Welche Bedeutung kommt den Organi­sa­tionen der deutschen Aussiedler und Heimat­ver­trie­benen in der Bewäl­tigung der Lage zu?

Wir haben ganz viele Vertriebenen- und Aussied­ler­or­ga­ni­sa­tionen, die bei der Aufnahme und der Unter­bringung von Geflüch­teten Ünter­stützung leisten, Hilfs­pakete und Spenden gesammelt und in die Ukraine gebracht haben. Unter den Vertrie­benen und Spätaus­siedlern gibt es eine große Solida­rität und ein tiefsit­zendes Erschrecken darüber, dass so etwas in Europa wieder passiert ist. Ganz viele russland­deutsche Organi­sa­tionen haben sich klar öffentlich gegen diesen Krieg positio­niert. Ich bin davon überzeugt, dass diese Stimmen wichtig sind. Gleich­zeitig arbeiten auch die Selbst­or­ga­ni­sa­tionen daran, dass unsere Gesell­schaft gerade in diesen Zeiten zusammenhält.

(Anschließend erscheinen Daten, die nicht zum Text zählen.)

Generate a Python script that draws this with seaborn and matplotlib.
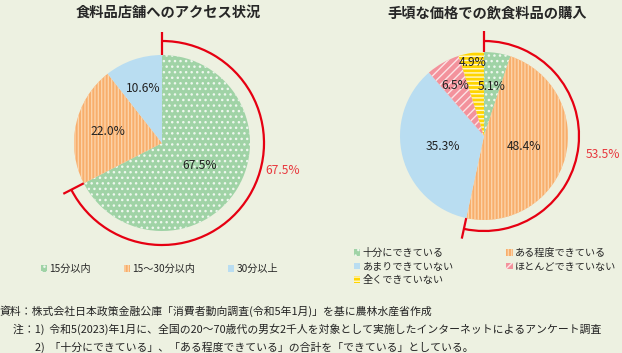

Was aber kann zuletzt getan werden, um den bedrängten Deutschen in Putins Reich zu helfen?

Für sie öffnen wir ebenfalls das Härte­fall­ver­fahren bei der Aufnahme. Ich bin im ständigen Austausch mit den Vertre­te­rinnen und Vertretern dort, um zu sehen, wie wir sie weiterhin unter­stützen können. Wir können ihnen Wege zeigen, Russland sicher zu verlassen. Gerade auch im Kontext der Mobil­ma­chung durch Putin haben wir das Härte­fall­ver­fahren für Menschen aus Russland geöffnet. Aber auch der deutschen Minderheit stehen wir zur Seite und helfen, wo wir helfen können.